The tension between the second and third items should be obvious, but a bit of familiarity with Alasdair MacIntyre helps out. After all, if the journey of a class session happens in the course of time, then it’s not hard to imagine beginning with unaltered student assumptions about reality, engaging in a reasonably limited way in suggesting alternatives to those assumptions, and pointing, by the end of a class (or a sequence of classes anyway) at different ways to engage with reality. Such is the point of practices in After Virtue, and although Bain does not cite MacIntyre, the structure of good teaching, according to his account, is the same Aristotelian shape. One of the practices that Bain observes in classrooms is one of my favorites, the think/pair/share structure (or, as I call it, the small-to-large class), in which students begin with individual one-shot writing prompts, then go to small groups, then to a full-class discussion (130). The main distinction upon which Bain insists, though, is between encouraging plentiful talk and encouraging meaningful talk, the latter being the sort that reflects and unfolds the transformation that excellent teaching is after (127).
As Bain progresses from the classroom to the grading session, he notes that there really is no single “personality type” that makes a good professor (137). Certainly there are classroom performers (I’ve been told I’m one of those), who take on a bombastic, loud character for the sake of memorable class sessions, but the more reserved classroom facilitator can be just as memorable and effect transformation just as reliably. The main character traits (not personality factors) that Bain sees across all sorts of classroom personalities are curiosity, humility (142), and trust between teachers and learners (139). For professors interested in teaching students to exist differently, there’s simply no room for the professor convinced that the students need nothing more than to be in the same room with brilliance. Such a distinction has little to do with the much-revisited contest between lecturing and Socratic discussion (98) and far more to do with how thoroughly the professor has tied the everyday practices of the course to the intellectual aims of the same.
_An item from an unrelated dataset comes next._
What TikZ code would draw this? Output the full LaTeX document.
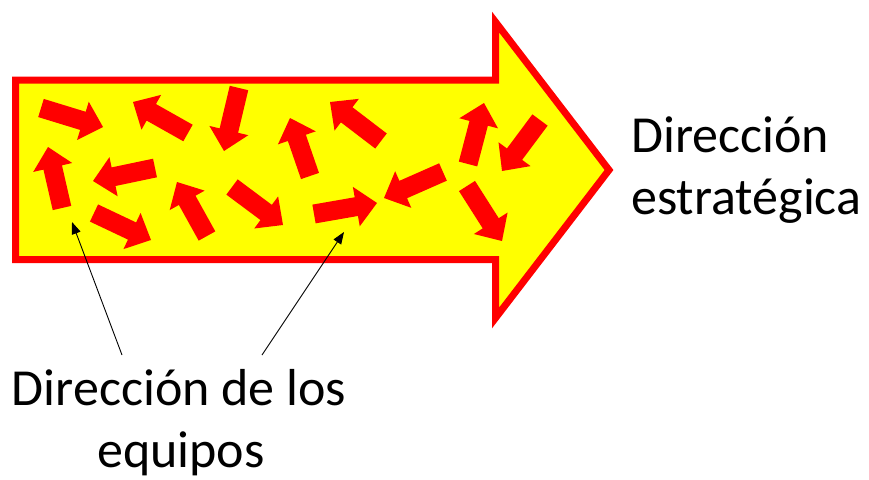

Bain’s chapter on assessment and evaluation is the least satisfying part of his book. He’s got plenty to say about what’s wrong with college assessment, namely that it’s disconnected from real learning (150) and that it measures not complexity of thought but simple recall and recognition (160). But the only real suggestion that he has for striving towards better evaluation is that testing should prepare students for real intellectual work (162). In my own practice I’ve moved more and more, as the years have passed, towards task-based, open-book exams, and I have a hunch that he might mean that sort of thing, but if I’m honest, I didn’t come away from this book with much more than I started in terms of how to evaluate students’ learning better. His section on evaluating teachers themselves is stronger; he suggests a rhetorical approach to teacher-evaluation, eschewing numerical student-ratings and even administrative observations whose rubrics are numerical ratings, preferring instead to base faculty evaluations on claim-based portfolios, which present teaching artifacts as evidence in an argument about a philosophy of education, with observations by administrators who have already reviewed the portfolios (167). That suggestion struck me as quite smart, consistent with the overall philosophy of education presented in the book and promising for telling stories more interesting than “adequate” and “needs improvement.”
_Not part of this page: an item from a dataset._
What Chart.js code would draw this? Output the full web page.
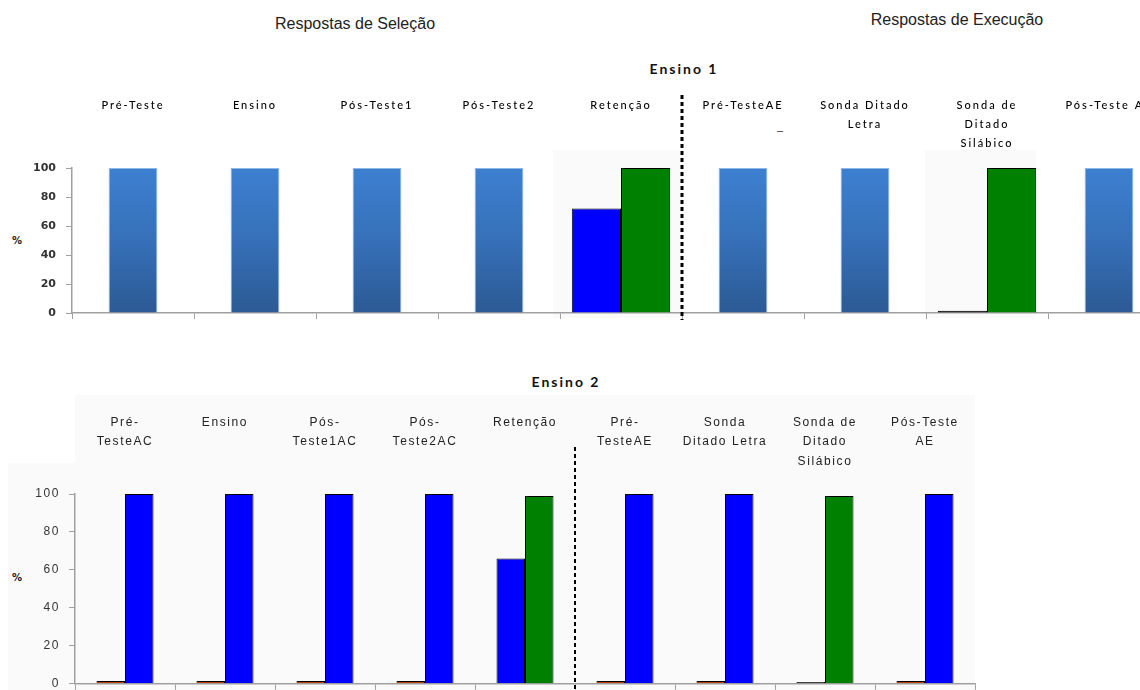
<!DOCTYPE html>
<html>
<head>
<meta charset="utf-8">
<script src="https://cdn.jsdelivr.net/npm/chart.js@4.4.1/dist/chart.umd.min.js"></script>
<style>
  html, body { margin: 0; padding: 0; background: #fff; width: 1140px; height: 690px; overflow: hidden; position: relative; }
  .txt { position: absolute; white-space: nowrap; color: #222; }
  .head { font: 16px "Liberation Sans", Arial, sans-serif; width: 260px; text-align: center; line-height: 18px; }
  .phase { font: bold 14px Lato, "Open Sans", sans-serif; letter-spacing: 2px; width: 200px; text-align: center; line-height: 16px; color: #111; }
  .pct { font: bold 10px "DejaVu Sans", sans-serif; color: #222; line-height: 12px; }
  .panel { position: absolute; background: #fafafa; }
  canvas { position: absolute; left: 0; }
</style>
</head>
<body>
<!-- soft backdrops behind some plot regions -->
<div class="panel" style="left:553px;top:150px;width:130px;height:168px;"></div>
<div class="panel" style="left:925px;top:150px;width:111px;height:168px;"></div>
<div class="panel" style="left:75px;top:395px;width:900px;height:70px;"></div>
<div class="panel" style="left:8px;top:463px;width:967px;height:227px;"></div>

<div class="txt head" style="left:225px;top:15px;">Respostas de Seleção</div>
<div class="txt head" style="left:827px;top:11px;">Respostas de Execução</div>
<div class="txt phase" style="left:584px;top:61px;">Ensino 1</div>
<div class="txt phase" style="left:466px;top:374px;">Ensino 2</div>
<div class="txt pct" style="left:12px;top:235px;">%</div>
<div class="txt pct" style="left:12px;top:572px;">%</div>
<div class="txt" style="left:777px;top:124px;font:11px 'Liberation Sans',sans-serif;color:#333;">–</div>

<canvas id="ensino1" width="1170" height="250" style="top:80px;"></canvas>
<canvas id="ensino2" width="1140" height="300" style="top:400px;"></canvas>

<script>
// ---- Ensino 1 ----
const stagesEnsino1 = ['Pré-Teste', 'Ensino', 'Pós-Teste1', 'Pós-Teste2', 'Retenção',
  'Pré-TesteAE', ['Sonda Ditado', 'Letra'], ['Sonda de', 'Ditado', 'Silábico'], 'Pós-Teste AE'];
const ensino1Single = [100, 100, 100, 100, null, 100, 100, null, 100];
const ensino1Black  = [null, null, null, null, null, null, null, 1.5, null];
const ensino1Blue   = [null, null, null, null, 72, null, null, null, null];
const ensino1Green  = [null, null, null, null, 100, null, null, 100, null];

// ---- Ensino 2 ----
const stagesEnsino2 = [['Pré-', 'TesteAC'], 'Ensino', ['Pós-', 'Teste1AC'], ['Pós-', 'Teste2AC'], 'Retenção',
  ['Pré-', 'TesteAE'], ['Sonda', 'Ditado Letra'], ['Sonda de', 'Ditado', 'Silábico'], ['Pós-Teste', 'AE']];
const ensino2Orange = [1.5, 1.5, 1.5, 1.5, null, 1.5, 1.5, null, 1.5];
const ensino2Black  = [null, null, null, null, null, null, null, 1, null];
const ensino2Blue   = [100, 100, 100, 100, 66, 100, 100, null, 100];
const ensino2Green  = [null, null, null, null, 99, null, null, 99, null];

const percentTicks = [0, 20, 40, 60, 80, 100];

const axisGray = '#a0a0a0';

function blueGradient(ctx) {
  const area = ctx.chart.chartArea;
  if (!area) return '#3670b8';
  const g = ctx.chart.ctx.createLinearGradient(0, area.top, 0, area.bottom);
  g.addColorStop(0, '#3d80d1');
  g.addColorStop(0.5, '#3670b8');
  g.addColorStop(1, '#2c5a94');
  return g;
}

// dashed divider between the selection and execution stages
function divider(id, top, bottom, width) {
  return {
    id,
    afterDatasetsDraw(chart) {
      const xs = chart.scales.x;
      const px = (xs.getPixelForValue(4) + xs.getPixelForValue(5)) / 2;
      const c = chart.ctx;
      c.save();
      c.strokeStyle = '#000';
      c.lineWidth = width;
      c.setLineDash([4, 3]);
      c.beginPath();
      c.moveTo(px, top);
      c.lineTo(px, bottom);
      c.stroke();
      c.restore();
    }
  };
}

function yAxis(width, font, pad) {
  return {
    min: 0, max: 100,
    afterBuildTicks(s) { s.ticks = percentTicks.map(v => ({ value: v })); },
    afterFit(s) { s.width = width; },
    grid: { drawOnChartArea: false, drawTicks: true, tickLength: 6, color: axisGray },
    border: { color: axisGray, width: 1.5 },
    ticks: { padding: pad, font, color: '#333' }
  };
}

function bottomAxis(height) {
  return {
    position: 'bottom', offset: true,
    afterFit(s) { s.height = height; },
    grid: { offset: true, drawOnChartArea: false, drawTicks: true, tickLength: 6, color: axisGray },
    border: { color: axisGray, width: 1.5 },
    ticks: { display: false }
  };
}

function labelAxis(height, font, pad, color) {
  return {
    type: 'category', position: 'top', offset: true,
    afterFit(s) { s.height = height; },
    grid: { display: false, drawTicks: false, tickLength: 0 },
    border: { display: false },
    ticks: { z: 1, padding: pad, crossAlign: 'far', autoSkip: false, maxRotation: 0, font, color }
  };
}

// Ensino 1
new Chart(document.getElementById('ensino1'), {
  type: 'bar',
  data: {
    labels: stagesEnsino1,
    datasets: [
      { data: ensino1Single, grouped: false, categoryPercentage: 0.8, barPercentage: 0.5,
        backgroundColor: blueGradient, borderColor: '#8fb6e6', borderWidth: 1 },
      { data: ensino1Black, skipNull: true, categoryPercentage: 0.807, barPercentage: 1,
        backgroundColor: '#000', borderColor: '#000', borderWidth: 1 },
      { data: ensino1Blue, skipNull: true, categoryPercentage: 0.807, barPercentage: 1,
        backgroundColor: '#0000ff', borderColor: '#000', borderWidth: 1 },
      { data: ensino1Green, skipNull: true, categoryPercentage: 0.807, barPercentage: 1,
        backgroundColor: '#008000', borderColor: '#000', borderWidth: 1 }
    ]
  },
  options: {
    responsive: false, animation: false, events: [],
    layout: { padding: 0 },
    plugins: { legend: { display: false }, tooltip: { enabled: false } },
    scales: {
      x: bottomAxis(17),
      x2: labelAxis(88, { family: 'Lato', size: 11, weight: 500, lineHeight: 19 / 11 }, 15.5, '#000'),
      y: yAxis(72, { family: 'DejaVu Sans', size: 11, weight: 'bold' }, 10)
    }
  },
  plugins: [
    divider('divider1', 15, 240, 3),
    { id: 'spacing1',
      afterDatasetsDraw(chart) { chart.ctx.letterSpacing = '2px'; },
      afterDraw(chart) { chart.ctx.letterSpacing = '0px'; } }
  ]
});

// Ensino 2
new Chart(document.getElementById('ensino2'), {
  type: 'bar',
  data: {
    labels: stagesEnsino2,
    datasets: [
      { data: ensino2Orange, backgroundColor: '#b8460b' },
      { data: ensino2Black, backgroundColor: '#000' },
      { data: ensino2Blue, backgroundColor: '#0000ff' },
      { data: ensino2Green, backgroundColor: '#008000' }
    ].map(d => Object.assign(d, { skipNull: true, categoryPercentage: 0.57, barPercentage: 1,
      borderColor: '#000', borderWidth: 1 }))
  },
  options: {
    responsive: false, animation: false, events: [],
    layout: { padding: { right: 165 } },
    plugins: { legend: { display: false }, tooltip: { enabled: false } },
    scales: {
      x: bottomAxis(15),
      x2: labelAxis(94, { family: 'Liberation Sans', size: 12, lineHeight: 19.5 / 12 }, 23, '#222'),
      y: yAxis(75, { family: 'Liberation Sans', size: 12 }, 9)
    }
  },
  plugins: [
    divider('divider2', 47, 300, 2),
    { id: 'spacing2',
      beforeDraw(chart) { chart.ctx.letterSpacing = '1.6px'; },
      afterDraw(chart) { chart.ctx.letterSpacing = '0px'; } }
  ]
});
</script>
</body>
</html>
Publishing, Perishing, and Pedagogy
The book wraps up with a brief discussion of the ongoing feud between the research university and the teaching college and what, in each context, constitutes grounds for promotion, tenure, and other such matters. Bain proposes an elegant and provocative (in the sense that it provokes thought, not anger) solution to the tension, namely to start imagining the telos of the college, as an institution, neither as research nor as teaching but as learning (175). The upshot of such a suggestion is not hard to see: to the teaching college, whose temptation is to co-opt every hour of every professor’s professional life for classroom endeavors, some focus on whether or not the teacher is learning stands to improve the ways that students in those teachers’ classrooms learn, and that means that time for research and scholarship are not competing for scarce time-resources but, if such a college have faith, might actually make the classroom hours punch harder than they did before. And to the research university a similar caution goes forth: rewarding publication, irrespective of its benefit to classroom instruction, is going to result in uneven performance in classrooms (when we’re lucky) or global indifference to the classroom (when we’re not).
It’s not a bad way to start a new conversation, is it? Ultimately Bain’s short book is all about such new conversations, or perhaps for some of us about continuing the enriching the conversations already happening. And one could do worse than to start or to maintain some good conversations.
Good summary. My school (Briercrest College and Seminary) has this book as required reading for new faculty. I recommend it for early-career professors. However, those who have some years of experience under their belts may go through the book saying to themselves “I knew that.” “I already do that.” “That doesn’t apply to my discipline.” Mid-career or late-career professors who are hoping for specific practical strategies for their classrooms, or who are hoping for deep reflection on pedagogy, should look elsewhere. Try James Smith’s “Desiring the Kingdom”, and “Teaching and Christian Practices: Reshaping Faith and Learning” for a more explicitly-MacIntyrean approach in a Christian context.
Charles H Certainly your points are well-taken. Since I run the new-faculty training program at EC, I found his book quite helpful for planning ways to conduct these conversations. You’re right, though, that this is an introductory philosophy of education rather than cutting-edge new theory.